Sometimes the column I write for the Birmingham Post materialises online – other times it doesn’t. When it doesn’t (not sure why it doesn’t) I’ll reproduce here (although newspaper columns are such a different tone to posts on blogs).

This one was a version of the presentation I gave at wxwm2 the other week:

‘Mileage data to Inspire’
Published Monday 6th July (hey, that was my birthday!).

“Years that end in odd numbers usually make for dull sporting summers as the Olympics and the major footballing tournaments only occupy the even numbered years. However, as well as annual tournaments such as Wimbledon we do have a World Athletics Championship and The Ashes to look forward to this summer.

But given how concerned the government are with obesity levels it’ll take more than the sight of a group of blokes throwing balls at each other to persuade a nation of sport-loving couch potatoes to do something about their own health and wellbeing

All the data tells us we’re fat and we’re getting fatter. In fact not only are we fat but our kids are fat and even our pets are fat. Given the state of the economy the only thing that isn’t fat is our wallets. So what’s the approach taken to deal with this? It’s simple – an advertising campaign to remind us how fat we are that goes out of its way to blame computer games and television as the main culprits.

I’m not denying that the Change for Life campaign hasn’t persuaded some people to get off their backside but there’s so much already happening that we could celebrate rather than just play a familiar blame game. Take running for example. On any random weekend there are about 50 organised amateur races happening around the UK with about 50,000 – 100,000 runners taking part. In total that’s up to a million kilometres covered. And that doesn’t even include all the people just running by themselves for training or those running around Sunday league football pitches.

Many runners use GPS watches or other devices to track routes and record mileage.
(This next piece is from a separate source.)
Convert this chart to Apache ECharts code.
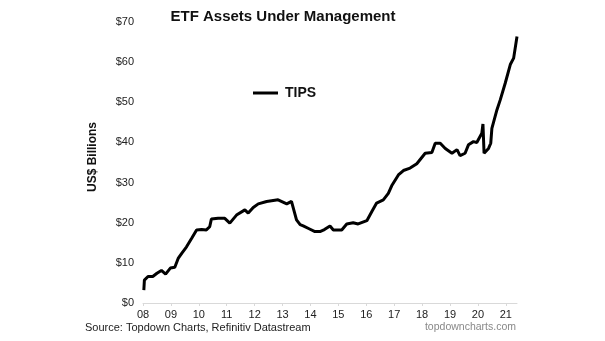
<!DOCTYPE html>
<html>
<head>
<meta charset="utf-8">
<script src="https://cdn.jsdelivr.net/npm/echarts@6/dist/echarts.min.js"></script>
<style>html,body{margin:0;padding:0;background:#fff}#c{width:605px;height:341px}</style>
</head>
<body>
<div id="c"></div>
<script>
// Decimal-year dates and TIPS ETF assets (US$ bn)
const dates = [2008.03,2008.05,2008.18,2008.35,2008.5,2008.66,2008.81,2008.98,2009.14,2009.26,2009.4,2009.56,2009.75,2009.92,2010.1,2010.27,2010.39,2010.45,2010.69,2010.93,2011.11,2011.35,2011.65,2011.77,2011.95,2012.13,2012.43,2012.84,2013.15,2013.32,2013.5,2013.63,2013.74,2013.95,2014.16,2014.34,2014.5,2014.7,2014.82,2015.12,2015.3,2015.53,2015.71,2016.02,2016.2,2016.37,2016.61,2016.79,2016.91,2017.15,2017.33,2017.57,2017.81,2018.11,2018.35,2018.47,2018.65,2018.83,2019.07,2019.25,2019.36,2019.54,2019.66,2019.84,2019.96,2020.14,2020.18,2020.22,2020.38,2020.46,2020.5,2020.68,2020.8,2020.98,2021.16,2021.28,2021.4];
const tips  = [3.2,5.7,6.6,6.6,7.4,8.1,7.2,8.7,8.9,11.1,12.5,14.0,16.2,18.2,18.3,18.2,19.0,20.9,21.1,21.1,19.9,21.9,23.2,22.4,23.8,24.7,25.3,25.7,24.7,25.3,20.7,19.5,19.2,18.5,17.8,17.8,18.3,19.2,18.2,18.2,19.7,20.0,19.7,20.5,22.8,24.9,25.7,27.3,29.2,31.9,33.0,33.6,34.7,37.3,37.5,39.8,39.8,38.5,37.3,38.2,36.7,37.3,39.4,40.2,40.0,42.3,44.6,37.3,38.5,39.8,43.5,48.1,50.6,54.8,59.4,61.0,66.4];
const yearTicks = [2008,2009,2010,2011,2012,2013,2014,2015,2016,2017,2018,2019,2020,2021];
const yTicks = [0,10,20,30,40,50,60,70];

const chart = echarts.init(document.getElementById('c'), null, {renderer:'canvas'});
const F = 'Liberation Sans, Arial, sans-serif';
chart.setOption({
  animation:false,
  backgroundColor:'#fff',
  title:{text:'ETF Assets Under Management',left:278,top:4,textAlign:'center',
    textStyle:{fontFamily:F,fontSize:15,fontWeight:'bold',color:'#111'}},
  legend:{left:253,top:86,padding:0,itemWidth:25,itemHeight:3,itemGap:5,icon:'rect',
    textStyle:{fontFamily:F,fontSize:14,fontWeight:'bold',color:'#111',padding:[0,0,0,2]},
    itemStyle:{color:'#000'},
    data:['TIPS']},
  grid:{left:143,right:88,top:22,bottom:38,containLabel:false},
  xAxis:{type:'value',min:2008,max:2021.4,
    axisLine:{lineStyle:{color:'#d9d9d9',width:1}},
    axisTick:{show:true,length:3,inside:false,customValues:yearTicks,lineStyle:{color:'#d9d9d9'}},
    axisLabel:{customValues:yearTicks,margin:6,fontFamily:F,fontSize:11,color:'#222',
      formatter:v=>String(Math.round(v)).slice(2)},
    splitLine:{show:false}},
  yAxis:{type:'value',min:0,max:70,interval:10,
    axisLine:{show:false},axisTick:{show:false},splitLine:{show:false},
    axisLabel:{margin:9,fontFamily:F,fontSize:11,color:'#222',formatter:v=>'$'+v}},
  series:[{name:'TIPS',type:'line',symbol:'none',
    data:dates.map((d,i)=>[d,tips[i]]),
    lineStyle:{color:'#000',width:3},itemStyle:{color:'#000'}}],
  graphic:[
    {type:'text',x:93,y:157,rotation:Math.PI/2,
      style:{text:'US$ Billions',font:'bold 12px '+F,fill:'#111',align:'center',verticalAlign:'middle'}},
    {type:'text',left:85,top:322,style:{text:'Source: Topdown Charts, Refinitiv Datastream',font:'11px '+F,fill:'#222'}},
    {type:'text',right:89,top:322,style:{text:'topdowncharts.com',font:'10.5px '+F,fill:'#888'}}
  ]
});
</script>
</body>
</html>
Now imagine all that mileage data gathered on a single map – a map that instead of sending a dour message about our laziness would celebrate ordinary citizens’ everyday sporting activity. What a powerful message that would be that might inspire others to join in.

We’ve got an Olympics coming up in 2012 and so far the only mass participation angle seems to be focused around the Cultural Olympiad. Nothing wrong with that but amateur sport is something that gets overlooked too often. It’s a shame as it’s got the mass participation thing down to a tee in a way the arts can only dream about.

So why not badge up Sunday morning football games as ‘inspired by 2012’. Have every jogger blog, tweet or map their runs as part of a national celebration of sporting engagement leading up to 2012. A digital campaign that visualises mass participation could inspire us all to get off our backsides.”